Using H5CPP and phdf5-1.10.6, we created an MPI program (mpi-extend.cpp) where each rank writes to its own dataset. The minimum working example confirms:

  • H5Dset_extent is collective: every rank must participate.
  • If one process attempts to extend while others do not, the program hangs indefinitely.

Output with 4 ranks:

\[rank] 2  \[total elements] 0
\[dimensions] current: {346,0}  maximum: {346,inf}
\[selection]  start: {0,0}     end:{345,inf}
...
h5ls -r mpi-extend.h5
/io-00   Dataset {346, 400/Inf}
/io-01   Dataset {465, 0/Inf}
/io-02   Dataset {136, 0/Inf}
/io-03   Dataset {661, 0/Inf}

All datasets exist, but their extents only change collectively.

Why This Matters

Independent I/O would let unrelated processes progress without waiting on each other.
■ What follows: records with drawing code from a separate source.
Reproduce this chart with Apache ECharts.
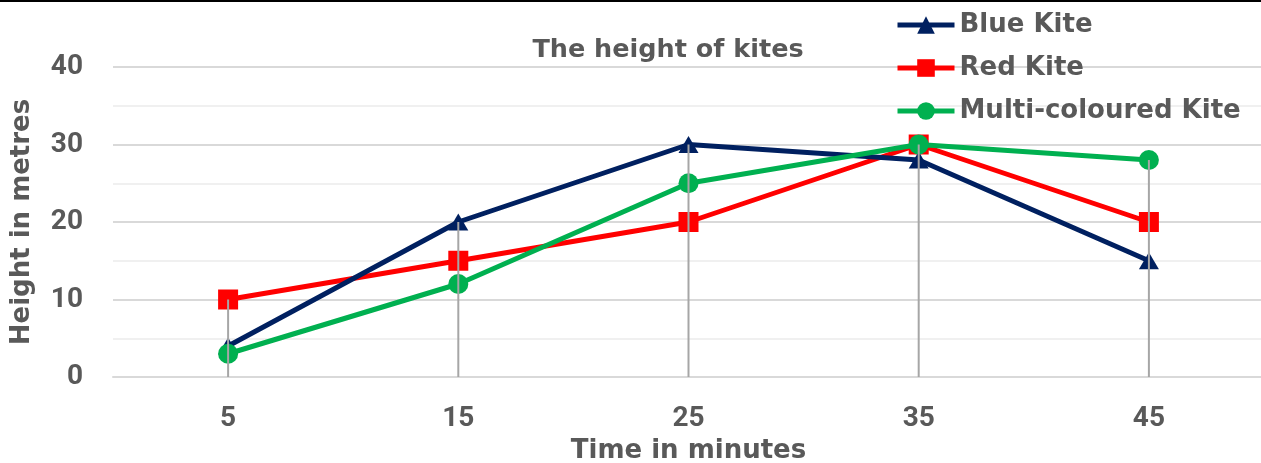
<!DOCTYPE html>
<html>
<head>
<meta charset="utf-8">
<script src="https://cdn.jsdelivr.net/npm/echarts@6/dist/echarts.min.js"></script>
<style>
  html, body { margin: 0; padding: 0; background: #fff; }
  #chart { width: 1261px; height: 463px; }
</style>
</head>
<body>
<div id="chart"></div>
<script>
// Kite heights recorded every ten minutes
const minutes = ['5', '15', '25', '35', '45'];
const blueKite = [4, 20, 30, 28, 15];
const redKite = [10, 15, 20, 30, 20];
const multiKite = [3, 12, 25, 30, 28];
const yTicks = [0, 10, 20, 30, 40];

// Drop line for each time runs from the highest kite down to the axis
const dropTops = minutes.map((m, i) => [i, Math.max(blueKite[i], redKite[i], multiKite[i])]);

const FONT = 'DejaVu Sans';
const NUM_FONT = 'Roboto';
const TEXT = '#595959';

const chart = echarts.init(document.getElementById('chart'), null, { renderer: 'canvas' });

chart.setOption({
  animation: false,
  backgroundColor: '#ffffff',
  textStyle: { fontFamily: FONT },
  graphic: [{
    type: 'rect',
    left: 0, top: 0,
    shape: { width: 1261, height: 2 },
    style: { fill: '#000000' },
    z: 100
  }],
  title: {
    text: 'The height of kites',
    left: 668,
    top: 37,
    padding: 0,
    textAlign: 'center',
    textStyle: { fontFamily: FONT, fontSize: 25.5, fontWeight: 'bold', color: TEXT }
  },
  legend: {
    data: ['Blue Kite', 'Red Kite', 'Multi-coloured Kite'],
    orient: 'vertical',
    left: 895,
    top: 12,
    padding: 0,
    itemWidth: 57,
    itemHeight: 22,
    itemGap: 17,
    lineStyle: { width: 5 },
    textStyle: { fontFamily: FONT, fontSize: 26, fontWeight: 'bold', color: TEXT }
  },
  grid: { left: 113, top: 67, width: 1151, height: 310, containLabel: false, outerBoundsMode: 'none' },
  xAxis: {
    type: 'category',
    data: minutes,
    boundaryGap: true,
    name: 'Time in minutes',
    nameLocation: 'middle',
    nameGap: 58,
    nameTextStyle: { fontFamily: FONT, fontSize: 26, fontWeight: 'bold', color: TEXT },
    axisLine: { show: true, lineStyle: { color: '#d9d9d9', width: 2 } },
    axisTick: { show: false },
    axisLabel: { margin: 28, fontFamily: NUM_FONT, fontSize: 28, fontWeight: 'bold', color: TEXT },
    splitLine: { show: false }
  },
  yAxis: {
    type: 'value',
    min: yTicks[0],
    max: yTicks[yTicks.length - 1],
    interval: 10,
    name: 'Height in metres',
    nameLocation: 'middle',
    nameGap: 78,
    nameRotate: 90,
    nameTextStyle: { fontFamily: FONT, fontSize: 26, fontWeight: 'bold', color: TEXT },
    axisLine: { show: false },
    axisTick: { show: false },
    axisLabel: { margin: 30, fontFamily: NUM_FONT, fontSize: 28, fontWeight: 'bold', color: TEXT },
    splitLine: { show: true, lineStyle: { color: '#d9d9d9', width: 2 } },
    minorTick: { show: false, splitNumber: 2 },
    minorSplitLine: { show: true, lineStyle: { color: '#f0f0f0', width: 2 } }
  },
  series: [
    {
      name: 'Blue Kite',
      type: 'line',
      data: blueKite,
      symbol: 'triangle',
      symbolSize: [20, 17],
      color: '#002060',
      lineStyle: { width: 5, color: '#002060' },
      itemStyle: { color: '#002060' },
      z: 3
    },
    {
      name: 'Red Kite',
      type: 'line',
      data: redKite,
      symbol: 'rect',
      symbolSize: 20,
      color: '#ff0000',
      lineStyle: { width: 5, color: '#ff0000' },
      itemStyle: { color: '#ff0000' },
      z: 2
    },
    {
      name: 'Multi-coloured Kite',
      type: 'line',
      data: multiKite,
      symbol: 'circle',
      symbolSize: 20,
      color: '#00b050',
      lineStyle: { width: 5, color: '#00b050' },
      itemStyle: { color: '#00b050' },
      z: 4
    },
    {
      name: 'drop',
      type: 'custom',
      data: dropTops,
      z: 10,
      silent: true,
      renderItem: function (params, api) {
        const top = api.coord([api.value(0), api.value(1)]);
        const bottom = api.coord([api.value(0), 0]);
        return {
          type: 'line',
          shape: { x1: top[0], y1: top[1], x2: bottom[0], y2: bottom[1] },
          style: { stroke: '#a6a6a6', lineWidth: 2 }
        };
      }
    }
  ]
});
</script>
</body>
</html>
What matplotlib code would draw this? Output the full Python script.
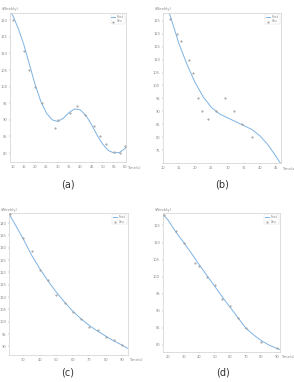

In mixed workloads (fast sensors vs. slow imagers), the collective barrier becomes a bottleneck. A 2011 forum post suggested future support—but as of today, the situation is unchanged.

Workarounds

  • Dedicated writer thread: funnel data from all producers into a single process (e.g., via ZeroMQ), which alone performs the H5Dset_extent and write operations.
  • Multiple files: let each process own its file, merging later.
  • Virtual Datasets (VDS): stitch independent files/datasets into a logical whole after the fact.

Requirements

  • HDF5 built with MPI (PHDF5)
  • H5CPP v1.10.6-1
  • C++17 or higher compiler

Takeaway

  • 🚫 Independent dataset extension is still not supported in Parallel HDF5.
  • ✅ Collective calls remain mandatory for H5Dset_extent.
  • ⚙️ Workarounds like dedicated writers or VDS can help in practice.

The bottom line: if your MPI processes produce data at different rates, plan your workflow around the collective nature of HDF5 dataset extension.